心豊かになるウィットに富み、人と人との絆の大切さをさりげなく伝えてくれる佳作。
『未来世紀ブラジル』(1985年)
監督:
テリー・ギリアム
出演:
ジョナサン・プライス、ロバート・デ・ニーロ、マイケル・ペイリン、キム・グライスト、ボブ・ホスキンス、キャサリン・ヘルモンド、デリック・オコナ―、イアン・ホルム
20世紀のどこかの国、爆弾テロが頻発し、情報省により厳しく統括された管理社会
クリスマスの晩、テロリストによる爆弾がさく裂する。
情報省のタイプライター用紙に打ち込まれた容疑者の名の上に虫が墜ちて印字が滲んで、名前がタトルからバトルになったことで無実の男が捕らえられる。
情報省記録局に勤めるサム(ジョナサン・プライス)は、整形に明け暮れる母(キャサリン・ヘルモンド)に辟易としながら、毎夜のように夢の中で出会う美女とそっくりの女性ジルと現実に出くわし、彼女に夢中になっていくが、ジルはバトルの誤認逮捕を目撃したことから抗議をしたために第3級犯罪者として、政府から目を付けられていた。
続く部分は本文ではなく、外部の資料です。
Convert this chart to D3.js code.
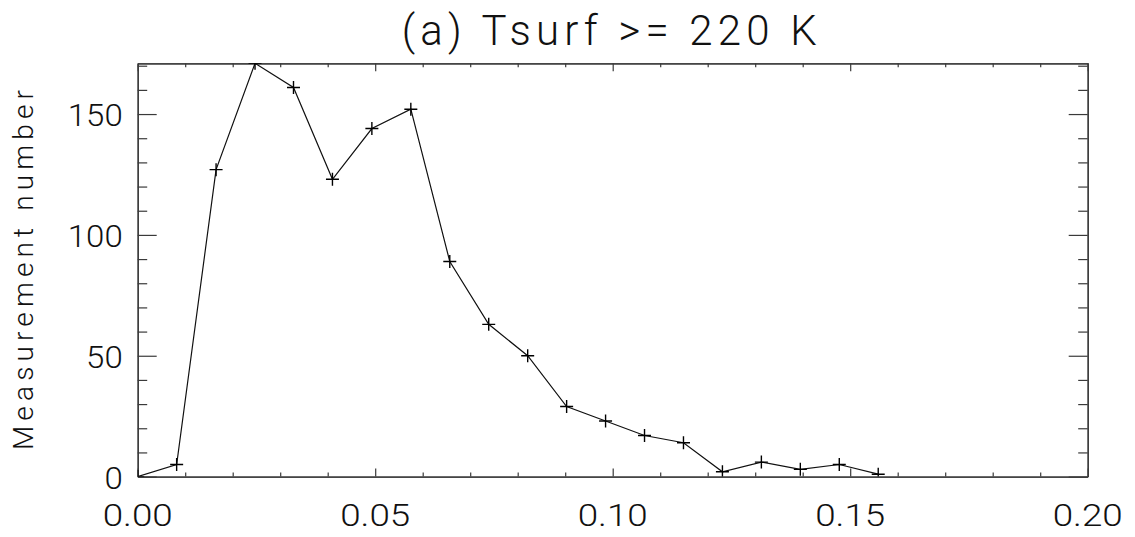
<!DOCTYPE html>
<html>
<head>
<meta charset="utf-8">
<script src="https://cdn.jsdelivr.net/npm/d3@7"></script>
<style>
  html, body { margin: 0; padding: 0; background: #fff; }
  svg text { font-family: Roboto, Inter, "DejaVu Sans", sans-serif; font-weight: 300; fill: #111; }
</style>
</head>
<body>
<svg id="chart" width="1135" height="537"></svg>
<script>
// Histogram of measurement counts per bin (line with plus markers)
const binCenters = [0, 0.0082, 0.0165, 0.0247, 0.0328, 0.0410, 0.0493, 0.0575, 0.0657, 0.0739,
                    0.0821, 0.0903, 0.0985, 0.1067, 0.1149, 0.1231, 0.1313, 0.1395, 0.1477, 0.1559];
const counts = [0, 5, 127, 171, 161, 123, 144, 152, 89, 63,
                50, 29, 23, 17, 14, 2, 6, 3, 5, 1];
const xMajorTicks = [0, 0.05, 0.10, 0.15, 0.20];
const xMinorTicks = [0.01, 0.02, 0.03, 0.04, 0.06, 0.07, 0.08, 0.09, 0.11, 0.12, 0.13, 0.14,
                     0.16, 0.17, 0.18, 0.19];
const yMajorTicks = [0, 50, 100, 150];
const yMinorTicks = [10, 20, 30, 40, 60, 70, 80, 90, 110, 120, 130, 140, 160, 170];
const xDomain = [0, 0.20];
const yDomain = [0, 171];
const titleText = "(a) Tsurf >= 220 K";
const yTitleText = "Measurement number";

const svg = d3.select("#chart");
const plotLeft = 137.7, plotRight = 1087.7, plotTop = 63.3, plotBottom = 476.6;

const x = d3.scaleLinear().domain(xDomain).range([plotLeft, plotRight]);
const y = d3.scaleLinear().domain(yDomain).range([plotBottom, plotTop]);

const axisColor = "#3a3a3a";

// clip region for the data
svg.append("defs").append("clipPath").attr("id", "plotClip")
  .append("rect").attr("x", plotLeft).attr("y", plotTop)
  .attr("width", plotRight - plotLeft).attr("height", plotBottom - plotTop);

// Axes: bottom/top share ticks, left/right share ticks, all drawn inward
function xAxisGen(gen, ticks, len) {
  return gen(x).tickValues(ticks).tickSize(len).tickFormat("").tickSizeOuter(0);
}
function yAxisGen(gen, ticks, len) {
  return gen(y).tickValues(ticks).tickSize(len).tickFormat("").tickSizeOuter(0);
}

const axes = svg.append("g").attr("class", "axes");
// bottom
axes.append("g").attr("transform", `translate(0,${plotBottom})`).call(xAxisGen(d3.axisTop, xMajorTicks, 8));
axes.append("g").attr("transform", `translate(0,${plotBottom})`).call(xAxisGen(d3.axisTop, xMinorTicks, 4));
// top
axes.append("g").attr("transform", `translate(0,${plotTop})`).call(xAxisGen(d3.axisBottom, xMajorTicks, 8));
axes.append("g").attr("transform", `translate(0,${plotTop})`).call(xAxisGen(d3.axisBottom, xMinorTicks, 4));
// left
axes.append("g").attr("transform", `translate(${plotLeft},0)`).call(yAxisGen(d3.axisRight, yMajorTicks, 19));
axes.append("g").attr("transform", `translate(${plotLeft},0)`).call(yAxisGen(d3.axisRight, yMinorTicks, 9.5));
// right
axes.append("g").attr("transform", `translate(${plotRight},0)`).call(yAxisGen(d3.axisLeft, yMajorTicks, 19));
axes.append("g").attr("transform", `translate(${plotRight},0)`).call(yAxisGen(d3.axisLeft, yMinorTicks, 9.5));

axes.selectAll(".domain").attr("stroke", axisColor).attr("stroke-width", 1.3);
axes.selectAll(".tick line").attr("stroke", axisColor).attr("stroke-width", 1.2);
axes.selectAll(".tick text").remove();

// Tick labels (wide, evenly spaced digits)
const digitWidth = 18.3;
svg.append("g").selectAll("text").data(xMajorTicks).join("text")
  .attr("x", d => x(d)).attr("y", 526)
  .attr("text-anchor", "middle")
  .attr("font-size", 32)
  .attr("textLength", 70).attr("lengthAdjust", "spacingAndGlyphs")
  .text(d => d3.format(".2f")(d));

svg.append("g").selectAll("text").data(yMajorTicks).join("text")
  .attr("x", plotLeft - 15).attr("y", d => y(d) + 12)
  .attr("text-anchor", "end")
  .attr("font-size", 32)
  .attr("textLength", d => String(d).length * digitWidth).attr("lengthAdjust", "spacingAndGlyphs")
  .text(d => d);

// Title
svg.append("text")
  .attr("x", 401.7).attr("y", 45)
  .attr("font-size", 42)
  .attr("textLength", 415).attr("lengthAdjust", "spacing")
  .text(titleText);

// Y axis title
svg.append("text")
  .attr("transform", "translate(33,270) rotate(-90)")
  .attr("text-anchor", "middle")
  .attr("font-size", 28)
  .attr("textLength", 360).attr("lengthAdjust", "spacing")
  .text(yTitleText);

// Data line
const plot = svg.append("g").attr("clip-path", "url(#plotClip)");
const pts = binCenters.map((b, i) => [b, counts[i]]);

plot.append("path")
  .datum(pts)
  .attr("fill", "none")
  .attr("stroke", "#111")
  .attr("stroke-width", 1.2)
  .attr("d", d3.line().x(d => x(d[0])).y(d => y(d[1])));

// Plus markers
const arm = 6.5;
plot.append("g").selectAll("path").data(pts).join("path")
  .attr("fill", "none")
  .attr("stroke", "#000")
  .attr("stroke-width", 1.4)
  .attr("d", d => {
    const cx = x(d[0]), cy = y(d[1]);
    return `M${cx - arm},${cy}H${cx + arm}M${cx},${cy - arm}V${cy + arm}`;
  });
</script>
</body>
</html>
サムは、ジルに夢中になるあまり、職務怠慢となり、機密情報の持ち出し、サボタージュ等のため、テロリストとして、追われる立場となってしまう。
そして混乱の中、ジルと行動を共にするのだが….
ジョージ・オーウェルの小説のようなディストピア的世界観と監督のテリー・ギリアムがメンバーであるイギリスのコメディ・グループ、モンティ・パイソンで描かれたようなブラック・コメディ風味で全体が覆われている。
本作は美術を含む視覚効果に眼を奪われる。画面狭しと設置されているダクトの意味するもの、夢の中に出てくる怪物、交通手段である特装車のような風変りな車両、形状はタイプライターのコンピューターなど、スチームパンクのような様相となっている。
まるでカフカの「審判」を思わせる、悪夢のような物語であるが、製作中もスタジオと監督のギリアムが編集のことで敵対し、様々な編集バージョンが存在する稀有な映画となっている。
製作サイドとテリー・ギリアムの闘いは、本として記されている。